:: RECORDED DATA
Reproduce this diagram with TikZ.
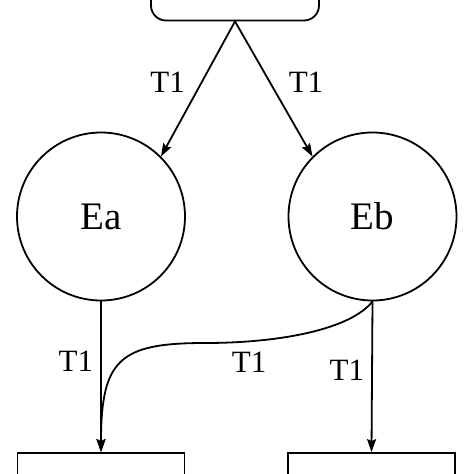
\documentclass[tikz,border=0pt]{standalone}
\usepackage{fontspec}
\setmainfont{Liberation Serif}
\usetikzlibrary{arrows.meta}
\begin{document}
\begin{tikzpicture}[x=1pt,y=-1pt,
    line width=1.8pt,
    state/.style={circle,draw=black,minimum size=168pt,inner sep=0pt,font=\fontsize{39}{39}\selectfont},
    box/.style={rectangle,draw=black,minimum width=167pt,minimum height=40pt},
    lbl/.style={inner sep=2pt,font=\fontsize{31}{31}\selectfont},
    arr/.style={-{Stealth[length=13pt,width=9pt,inset=2pt]}}]
        \useasboundingbox (0,0) rectangle (474,474);

        \node[box,rounded corners=15pt,minimum width=168pt] (Top) at (235.0,  0.5) {};
        \node[state] (Ea) at (101.0,216.5) {Ea};
        \node[state] (Eb) at (372.5,216.5) {Eb};
        \node[box]   (La) at (101.0,473.0) {};
        \node[box]   (Lb) at (371.5,473.0) {};
        \coordinate  (bend) at (205,343);

        \draw[arr]   (Top.south) to node[lbl,pos=.45,left=14pt]  {T1} (Ea.north east);
        \draw[arr]   (Top.south) to node[lbl,pos=.45,right=16pt] {T1} (Eb.north west);
        \draw[arr]   (Ea.south) to node[lbl,pos=.4,left=5pt]     {T1} (La.north);
        \draw[arr]   (Eb.south) to node[lbl,pos=.46,left=5pt]    {T1} (Lb.north);
        \draw[arr]   (Eb.south) .. controls +(-22,28) and +(75,0) .. node[lbl,pos=.8,below=8pt] {T1} (bend)
                     .. controls +(-85,0) and +(0,-93) .. (La.north);
      \end{tikzpicture}
\end{document}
::::
Transcribe the preceding listing in its entirety and with exact wording, leaving out pictures.

» FINISHED ANSWER
Reproduce this diagram with TikZ.
\documentclass[tikz,border=0pt]{standalone}
\usepackage{fontspec}
\setmainfont{Liberation Serif}
\usetikzlibrary{arrows.meta}
\begin{document}
\begin{tikzpicture}[x=1pt,y=-1pt,
    line width=1.8pt,
    state/.style={circle,draw=black,minimum size=168pt,inner sep=0pt,font=\fontsize{39}{39}\selectfont},
    box/.style={rectangle,draw=black,minimum width=167pt,minimum height=40pt},
    lbl/.style={inner sep=2pt,font=\fontsize{31}{31}\selectfont},
    arr/.style={-{Stealth[length=13pt,width=9pt,inset=2pt]}}]
        \useasboundingbox (0,0) rectangle (474,474);

        \node[box,rounded corners=15pt,minimum width=168pt] (Top) at (235.0,  0.5) {};
        \node[state] (Ea) at (101.0,216.5) {Ea};
        \node[state] (Eb) at (372.5,216.5) {Eb};
        \node[box]   (La) at (101.0,473.0) {};
        \node[box]   (Lb) at (371.5,473.0) {};
        \coordinate  (bend) at (205,343);

        \draw[arr]   (Top.south) to node[lbl,pos=.45,left=14pt]  {T1} (Ea.north east);
        \draw[arr]   (Top.south) to node[lbl,pos=.45,right=16pt] {T1} (Eb.north west);
        \draw[arr]   (Ea.south) to node[lbl,pos=.4,left=5pt]     {T1} (La.north);
        \draw[arr]   (Eb.south) to node[lbl,pos=.46,left=5pt]    {T1} (Lb.north);
        \draw[arr]   (Eb.south) .. controls +(-22,28) and +(75,0) .. node[lbl,pos=.8,below=8pt] {T1} (bend)
                     .. controls +(-85,0) and +(0,-93) .. (La.north);
      \end{tikzpicture}
\end{document}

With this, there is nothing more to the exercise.